→ Exercise instructions:
Return a copy of each line that holds the string "this".

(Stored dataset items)

===============

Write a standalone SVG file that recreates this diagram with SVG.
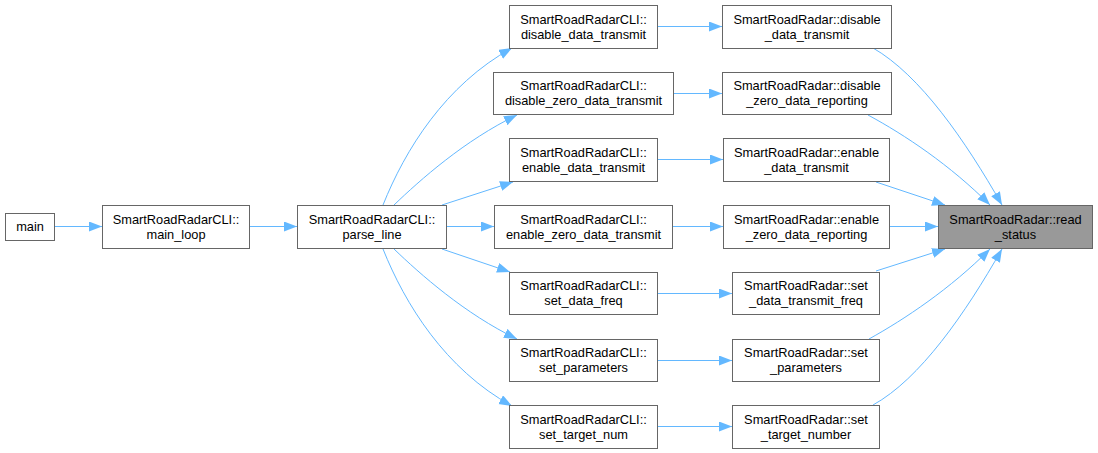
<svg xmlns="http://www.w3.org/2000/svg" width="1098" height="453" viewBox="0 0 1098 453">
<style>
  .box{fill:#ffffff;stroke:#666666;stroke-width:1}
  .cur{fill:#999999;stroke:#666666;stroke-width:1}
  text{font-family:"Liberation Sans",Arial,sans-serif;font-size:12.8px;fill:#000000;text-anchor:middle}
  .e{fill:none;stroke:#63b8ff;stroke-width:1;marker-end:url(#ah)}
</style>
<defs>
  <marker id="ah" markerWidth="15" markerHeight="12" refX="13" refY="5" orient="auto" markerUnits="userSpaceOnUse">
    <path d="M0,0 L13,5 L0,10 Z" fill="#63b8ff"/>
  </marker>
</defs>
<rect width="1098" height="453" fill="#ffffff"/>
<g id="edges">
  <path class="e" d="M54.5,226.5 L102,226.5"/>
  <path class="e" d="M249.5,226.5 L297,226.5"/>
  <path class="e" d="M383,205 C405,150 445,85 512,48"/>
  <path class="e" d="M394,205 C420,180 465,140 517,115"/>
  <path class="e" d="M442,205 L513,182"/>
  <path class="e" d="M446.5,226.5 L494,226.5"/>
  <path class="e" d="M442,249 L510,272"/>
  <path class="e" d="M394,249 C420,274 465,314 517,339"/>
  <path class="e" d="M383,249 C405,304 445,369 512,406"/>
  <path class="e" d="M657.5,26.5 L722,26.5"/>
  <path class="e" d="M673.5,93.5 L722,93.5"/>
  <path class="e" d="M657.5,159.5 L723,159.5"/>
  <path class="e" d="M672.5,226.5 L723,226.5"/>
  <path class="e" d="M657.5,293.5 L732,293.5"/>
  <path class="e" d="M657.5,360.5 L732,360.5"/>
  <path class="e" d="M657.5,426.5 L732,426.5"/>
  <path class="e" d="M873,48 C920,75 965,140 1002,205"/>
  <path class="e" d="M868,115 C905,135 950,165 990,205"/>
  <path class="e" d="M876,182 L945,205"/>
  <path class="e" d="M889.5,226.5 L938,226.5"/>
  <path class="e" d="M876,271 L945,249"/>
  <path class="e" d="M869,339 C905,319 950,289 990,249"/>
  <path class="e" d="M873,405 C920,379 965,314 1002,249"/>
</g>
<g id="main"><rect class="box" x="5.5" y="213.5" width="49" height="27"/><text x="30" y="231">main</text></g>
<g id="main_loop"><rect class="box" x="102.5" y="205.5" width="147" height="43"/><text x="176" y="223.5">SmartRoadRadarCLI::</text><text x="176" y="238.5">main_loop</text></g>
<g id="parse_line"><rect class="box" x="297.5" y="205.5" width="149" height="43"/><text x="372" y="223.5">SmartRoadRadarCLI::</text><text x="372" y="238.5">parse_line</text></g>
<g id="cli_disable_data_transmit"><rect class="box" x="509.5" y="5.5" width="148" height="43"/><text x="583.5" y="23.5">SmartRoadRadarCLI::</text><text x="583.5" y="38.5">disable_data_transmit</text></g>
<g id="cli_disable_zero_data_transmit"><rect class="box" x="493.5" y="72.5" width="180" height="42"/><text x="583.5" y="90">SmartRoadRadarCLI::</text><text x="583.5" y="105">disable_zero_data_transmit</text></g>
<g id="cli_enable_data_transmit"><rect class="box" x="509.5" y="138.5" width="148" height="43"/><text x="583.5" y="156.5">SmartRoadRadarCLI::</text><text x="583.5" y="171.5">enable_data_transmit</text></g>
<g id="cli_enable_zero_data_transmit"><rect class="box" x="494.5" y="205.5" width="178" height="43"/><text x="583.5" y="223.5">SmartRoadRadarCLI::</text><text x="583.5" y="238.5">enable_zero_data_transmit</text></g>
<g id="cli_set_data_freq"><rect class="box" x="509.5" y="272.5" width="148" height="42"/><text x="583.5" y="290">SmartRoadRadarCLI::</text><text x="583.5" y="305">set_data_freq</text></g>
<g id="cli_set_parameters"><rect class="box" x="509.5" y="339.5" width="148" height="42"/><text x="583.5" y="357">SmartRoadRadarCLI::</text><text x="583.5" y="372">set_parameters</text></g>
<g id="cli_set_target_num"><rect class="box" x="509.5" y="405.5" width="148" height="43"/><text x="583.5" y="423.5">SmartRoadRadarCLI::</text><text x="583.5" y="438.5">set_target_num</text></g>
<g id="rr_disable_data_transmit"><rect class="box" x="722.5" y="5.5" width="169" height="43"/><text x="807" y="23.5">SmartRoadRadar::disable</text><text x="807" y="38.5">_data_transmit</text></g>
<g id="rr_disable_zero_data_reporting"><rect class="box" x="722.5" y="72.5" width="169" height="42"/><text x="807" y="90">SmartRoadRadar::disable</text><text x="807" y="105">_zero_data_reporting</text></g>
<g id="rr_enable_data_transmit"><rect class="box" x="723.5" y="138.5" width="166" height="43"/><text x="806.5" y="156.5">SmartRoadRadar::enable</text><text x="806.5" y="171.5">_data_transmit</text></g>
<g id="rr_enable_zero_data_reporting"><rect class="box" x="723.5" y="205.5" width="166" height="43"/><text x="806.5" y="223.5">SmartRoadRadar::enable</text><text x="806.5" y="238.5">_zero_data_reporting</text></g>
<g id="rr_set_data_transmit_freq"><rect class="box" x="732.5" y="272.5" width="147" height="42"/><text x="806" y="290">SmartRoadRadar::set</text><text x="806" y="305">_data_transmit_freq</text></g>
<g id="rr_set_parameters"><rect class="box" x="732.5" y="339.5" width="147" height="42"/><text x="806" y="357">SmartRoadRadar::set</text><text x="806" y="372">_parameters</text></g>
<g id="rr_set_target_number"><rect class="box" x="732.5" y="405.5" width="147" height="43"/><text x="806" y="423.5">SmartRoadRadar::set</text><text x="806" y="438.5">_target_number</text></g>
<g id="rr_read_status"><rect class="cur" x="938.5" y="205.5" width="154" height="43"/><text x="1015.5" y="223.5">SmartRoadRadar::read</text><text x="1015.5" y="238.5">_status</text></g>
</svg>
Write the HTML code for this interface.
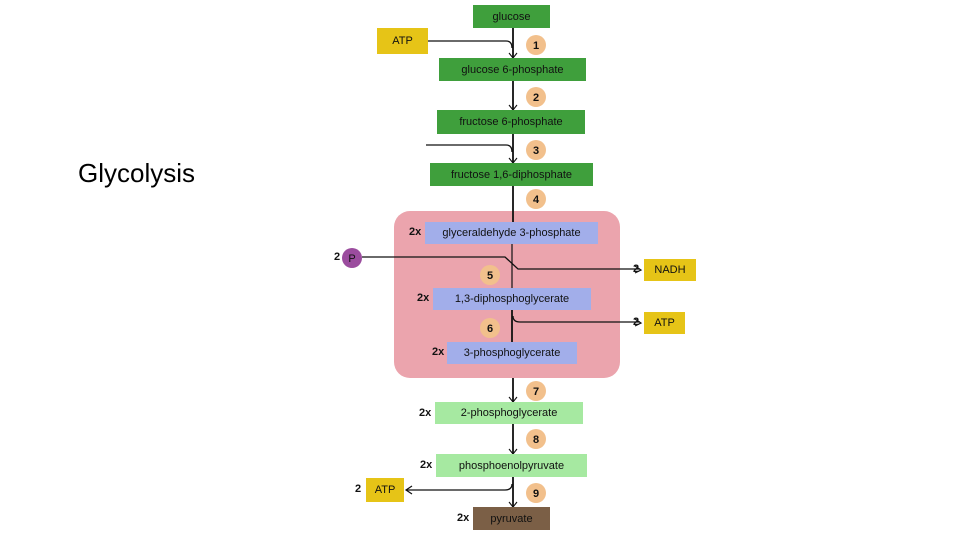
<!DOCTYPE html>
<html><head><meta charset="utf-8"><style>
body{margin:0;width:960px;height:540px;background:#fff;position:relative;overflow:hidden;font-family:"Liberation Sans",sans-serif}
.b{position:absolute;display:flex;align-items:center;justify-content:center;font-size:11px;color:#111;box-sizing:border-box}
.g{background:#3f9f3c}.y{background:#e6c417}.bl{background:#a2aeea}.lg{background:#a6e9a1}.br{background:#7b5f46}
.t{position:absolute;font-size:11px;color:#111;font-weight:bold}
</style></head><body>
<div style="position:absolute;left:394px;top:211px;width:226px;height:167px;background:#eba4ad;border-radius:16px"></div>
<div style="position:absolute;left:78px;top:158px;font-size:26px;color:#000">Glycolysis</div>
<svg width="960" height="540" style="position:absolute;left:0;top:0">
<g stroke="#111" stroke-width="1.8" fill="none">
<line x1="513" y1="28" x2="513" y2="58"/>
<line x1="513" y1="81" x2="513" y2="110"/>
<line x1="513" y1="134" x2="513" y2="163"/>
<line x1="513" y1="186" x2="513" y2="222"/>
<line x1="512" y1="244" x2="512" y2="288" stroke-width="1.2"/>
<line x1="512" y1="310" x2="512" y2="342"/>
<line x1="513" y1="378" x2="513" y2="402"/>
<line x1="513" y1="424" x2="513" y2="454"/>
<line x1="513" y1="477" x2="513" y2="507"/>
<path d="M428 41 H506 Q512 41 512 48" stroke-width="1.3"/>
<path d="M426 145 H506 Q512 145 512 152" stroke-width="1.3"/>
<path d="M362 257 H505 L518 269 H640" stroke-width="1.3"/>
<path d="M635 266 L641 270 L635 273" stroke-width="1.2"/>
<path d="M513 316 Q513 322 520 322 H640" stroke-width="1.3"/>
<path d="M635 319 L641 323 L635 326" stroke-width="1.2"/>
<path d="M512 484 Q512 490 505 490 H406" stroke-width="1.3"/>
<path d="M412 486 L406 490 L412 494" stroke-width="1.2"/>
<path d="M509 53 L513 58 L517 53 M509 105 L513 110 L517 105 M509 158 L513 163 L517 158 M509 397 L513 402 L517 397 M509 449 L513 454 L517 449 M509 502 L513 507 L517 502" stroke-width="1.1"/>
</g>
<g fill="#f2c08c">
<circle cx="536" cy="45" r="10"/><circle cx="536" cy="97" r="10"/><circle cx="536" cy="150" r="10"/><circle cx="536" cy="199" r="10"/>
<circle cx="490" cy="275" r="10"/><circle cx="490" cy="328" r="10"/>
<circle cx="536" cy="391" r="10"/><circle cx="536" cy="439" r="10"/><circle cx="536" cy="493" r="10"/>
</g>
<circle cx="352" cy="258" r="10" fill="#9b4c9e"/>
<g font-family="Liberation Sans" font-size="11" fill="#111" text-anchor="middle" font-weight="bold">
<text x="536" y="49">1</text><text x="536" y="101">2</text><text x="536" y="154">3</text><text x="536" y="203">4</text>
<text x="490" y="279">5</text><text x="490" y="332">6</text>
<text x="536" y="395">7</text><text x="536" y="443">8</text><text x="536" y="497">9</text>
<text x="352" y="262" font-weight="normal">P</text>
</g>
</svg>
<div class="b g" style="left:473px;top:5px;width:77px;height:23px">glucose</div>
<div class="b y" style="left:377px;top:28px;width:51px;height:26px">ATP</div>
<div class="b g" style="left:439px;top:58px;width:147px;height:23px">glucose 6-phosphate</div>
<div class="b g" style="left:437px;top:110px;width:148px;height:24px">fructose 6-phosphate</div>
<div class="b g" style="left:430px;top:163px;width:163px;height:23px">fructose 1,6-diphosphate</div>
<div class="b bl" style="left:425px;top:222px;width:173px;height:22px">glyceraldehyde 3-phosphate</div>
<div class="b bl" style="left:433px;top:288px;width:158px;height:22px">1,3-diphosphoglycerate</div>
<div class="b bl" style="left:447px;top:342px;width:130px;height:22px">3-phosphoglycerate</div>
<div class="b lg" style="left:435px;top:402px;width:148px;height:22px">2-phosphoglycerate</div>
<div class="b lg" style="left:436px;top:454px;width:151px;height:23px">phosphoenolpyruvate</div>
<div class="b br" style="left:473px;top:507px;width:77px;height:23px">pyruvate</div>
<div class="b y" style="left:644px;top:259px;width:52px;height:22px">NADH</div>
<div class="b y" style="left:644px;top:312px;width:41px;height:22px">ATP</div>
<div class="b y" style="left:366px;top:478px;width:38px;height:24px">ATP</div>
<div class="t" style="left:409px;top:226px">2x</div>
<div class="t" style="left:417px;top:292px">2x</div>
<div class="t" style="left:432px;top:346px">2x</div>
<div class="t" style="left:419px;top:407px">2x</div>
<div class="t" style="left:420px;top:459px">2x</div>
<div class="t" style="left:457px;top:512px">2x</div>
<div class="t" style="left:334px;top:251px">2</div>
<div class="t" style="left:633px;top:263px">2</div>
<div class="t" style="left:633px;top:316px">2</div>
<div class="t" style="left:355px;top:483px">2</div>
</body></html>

===============

→ Task result:
Write a standalone SVG file that recreates this diagram with SVG.
Write the HTML code for this interface.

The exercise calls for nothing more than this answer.